### [EXERCISE OBJECTIVE]
Repeat, exactly and only, the lines from the beginning of the data through the line with "y_ticks = list(range(6, 17))". Pictures are left out.

### [EXCERPTED DATA]
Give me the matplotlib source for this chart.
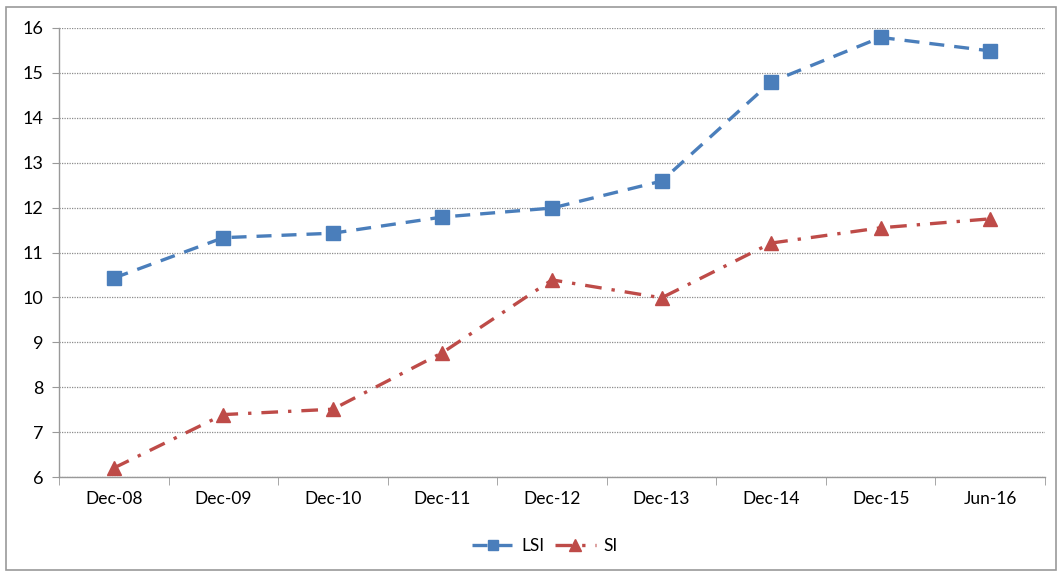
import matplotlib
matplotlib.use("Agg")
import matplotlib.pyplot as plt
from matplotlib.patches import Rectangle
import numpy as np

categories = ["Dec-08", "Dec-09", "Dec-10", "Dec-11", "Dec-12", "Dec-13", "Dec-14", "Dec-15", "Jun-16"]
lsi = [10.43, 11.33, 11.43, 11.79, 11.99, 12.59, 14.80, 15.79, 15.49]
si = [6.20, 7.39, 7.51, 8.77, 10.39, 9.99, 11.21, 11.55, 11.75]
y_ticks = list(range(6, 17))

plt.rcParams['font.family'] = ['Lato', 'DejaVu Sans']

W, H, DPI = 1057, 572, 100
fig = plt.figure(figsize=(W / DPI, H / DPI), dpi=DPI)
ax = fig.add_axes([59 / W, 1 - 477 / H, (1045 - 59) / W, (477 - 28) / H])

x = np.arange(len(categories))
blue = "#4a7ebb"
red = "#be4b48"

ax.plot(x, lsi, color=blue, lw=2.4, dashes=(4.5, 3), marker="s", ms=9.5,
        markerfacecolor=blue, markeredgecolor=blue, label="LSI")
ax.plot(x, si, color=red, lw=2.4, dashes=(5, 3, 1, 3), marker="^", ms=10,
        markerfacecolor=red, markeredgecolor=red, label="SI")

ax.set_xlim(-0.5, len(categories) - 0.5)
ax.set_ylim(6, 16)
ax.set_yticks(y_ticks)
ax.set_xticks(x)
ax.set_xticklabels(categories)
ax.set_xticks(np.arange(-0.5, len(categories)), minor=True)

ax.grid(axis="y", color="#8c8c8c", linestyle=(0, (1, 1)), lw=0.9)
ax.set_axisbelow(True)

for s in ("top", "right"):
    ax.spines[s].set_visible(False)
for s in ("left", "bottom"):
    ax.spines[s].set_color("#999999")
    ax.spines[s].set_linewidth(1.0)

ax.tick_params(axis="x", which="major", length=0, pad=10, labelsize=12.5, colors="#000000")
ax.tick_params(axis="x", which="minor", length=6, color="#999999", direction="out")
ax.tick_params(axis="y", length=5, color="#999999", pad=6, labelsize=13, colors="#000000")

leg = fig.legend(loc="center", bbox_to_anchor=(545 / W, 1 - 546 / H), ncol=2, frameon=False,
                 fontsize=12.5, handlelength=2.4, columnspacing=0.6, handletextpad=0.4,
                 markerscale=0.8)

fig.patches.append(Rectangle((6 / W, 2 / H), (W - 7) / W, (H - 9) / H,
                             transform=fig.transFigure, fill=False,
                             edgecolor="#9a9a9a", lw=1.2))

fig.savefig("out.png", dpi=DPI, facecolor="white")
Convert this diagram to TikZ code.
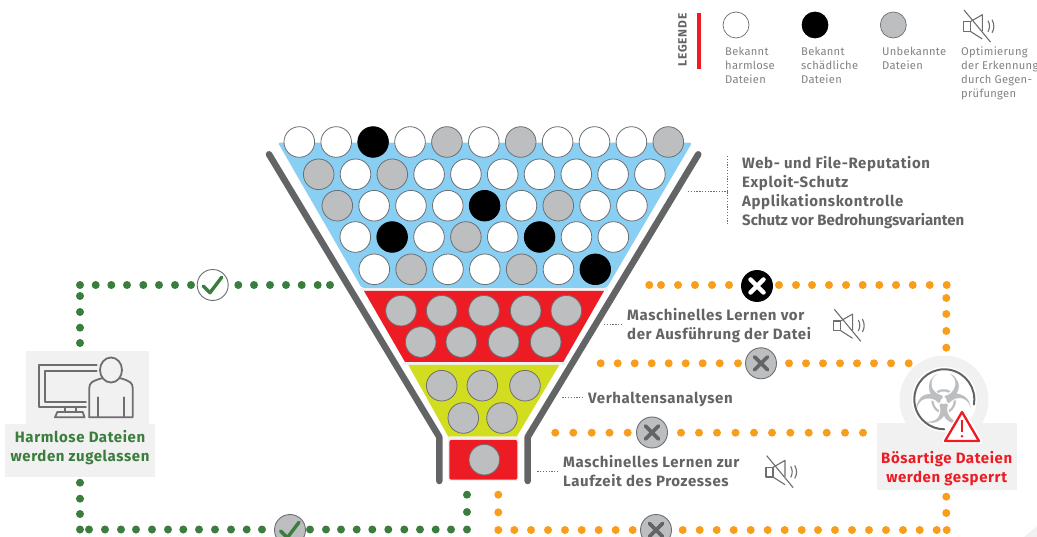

### [WRITTEN REPLY]
Give me the matplotlib source for this chart.
import matplotlib
matplotlib.use("Agg")
import matplotlib.pyplot as plt
from matplotlib.patches import Rectangle
import numpy as np

categories = ["Dec-08", "Dec-09", "Dec-10", "Dec-11", "Dec-12", "Dec-13", "Dec-14", "Dec-15", "Jun-16"]
lsi = [10.43, 11.33, 11.43, 11.79, 11.99, 12.59, 14.80, 15.79, 15.49]
si = [6.20, 7.39, 7.51, 8.77, 10.39, 9.99, 11.21, 11.55, 11.75]
y_ticks = list(range(6, 17))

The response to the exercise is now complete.